I recently purchased a Sony Alpha and the adapter and old lenses work WONDERFULLY! Unfortunately, it's still pretty dark and snowy during most of the times I'm able to get out to shoot photos, so I haven't been able to put it to a good test yet, but the pictures I HAVE taken are incredible!

So--if anyone out there is wondering the same thing, there IS an adapter, and it works GREAT!

DonSchap
02-27-2007, 09:08 PM
This is indeed grand news, Loxias44. I appreciate your determination concerning this. How is the infinity focus ... still possible or lost? :confused:

wheatridger
03-10-2007, 07:31 PM
Tonight I ordered the 1:1 Haoda MD>AF adaptor for my KM 7D. The other day I discovered a pair of interesting old Minolta MC lenses in the "valuables" case at a local thrift store. They turned out to be a 200 f3.5 and a 28mm f2.0, both in mint condition. I paid my $25 and brought them home to do a little research. The 28/2.0 turns out to a rare bird, with no user reviews or photodo ratings, just a good reputation. I look forward to testing them against my Maxxum lenses, and I'll report my results.

First impressions are good. These lenses are solid chunks of brass, as tight and smooth as my old Contax/Zeiss lenses.

If the optical benefits don't exceed the practical hassles, I'll take my profits towards that upcoming Sony/Zeiss zoom. But I don't mind manual focus in many situations, and metering doesn't concern me at all.
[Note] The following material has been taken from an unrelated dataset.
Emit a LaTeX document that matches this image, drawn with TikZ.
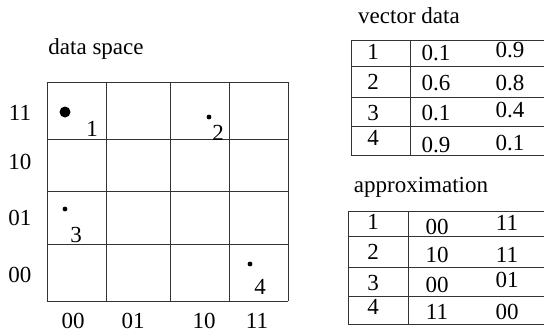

How often do we take photos in such fast-changing light that it's impossible to check a test exposure? I think light metering is a legacy of film photography that is far less vital on digital...

JonathanJ
06-21-2007, 11:32 PM
Hello all,

I am in a similar situation with the Sony Alpha and some old lenses.
I picked up an interesting Minolta MD Rokkor 135mm f2.8 lens, as well as a 50mm and 300mm primes which I am shooting with a generic MD/AF adapter that I got from eBay.

Seems to work alright, with manual control over aperture and focus. I will have to post some pictures from these lenses.

My question is - should I be turning SSS off when I use these old manual lenses? I get the shake-o-meter with it turned on, which is handy, but I am wondering how the shake reduction deals with having a lens that it knows nothing about (no electrical connections).

Any opinions?

Cheers,

Jonathan

coldrain
06-22-2007, 01:58 PM
If there is no way to tell the camera what focal length the lens has, then do not use anti shake. The camera then will not know how much to move the sensor for that focal length, and will not do its job correctly.

DonSchap
06-27-2007, 11:49 AM
If you want to discuss glass that acts in unusual ways, consider TAMRON's Adaptall lenses. These lenses require manual focus, manual operation of your aperture and you have to manually select shutter speed on the body. They are built to a much heavier standard, being almost entirely constructed of metal casings and mounts.

This is true lensman's operation and will definitely teach you the relationships between aperture, shutter speed, ISO and the lens' minimum focus distance. Obviously, you also should be cognizant of the non-coated interiors of such a lens, although that usually comes into play with autofocus and flare issues. The first of which (autofocus) isn't even a consideration with these lenses anyway. You and your eyeball are the focusing engine, not the camera. Be sure your viewfinder's diopter adjustment is set correctly for your eye ... or you're in for a lot of mis-focused images.

So, the big advantage that these older and lower-cost lenses get from mounting on the SONY A100 body is the anti-shake (Super SteadyShot) feature. You will still get a super-sharp shot ... if focused correctly.

Are Adaptall lenses the answer to a prayer? No, but they aren't going to break your budget, either. You still get your optics ... at a reduced cost. :D

dxpaap
08-02-2007, 05:08 AM
I found the Haoda Fu site and the $124 adapter (on sale), but I've also found general MD/MC adaptors for a 1/3 the cost. Not sure which way to go.

But, looking at my old lens, there is a "stem"? sticking out of the mount lip - which I don't see a way for the adaptors to accomidate. I'm a little concerned that these adapters may not be the correct ones.

I have jpeg photo's of my lens but they are to large to attach to this board 500kb and I'm at work with no software to reduce them. I'll post tonight.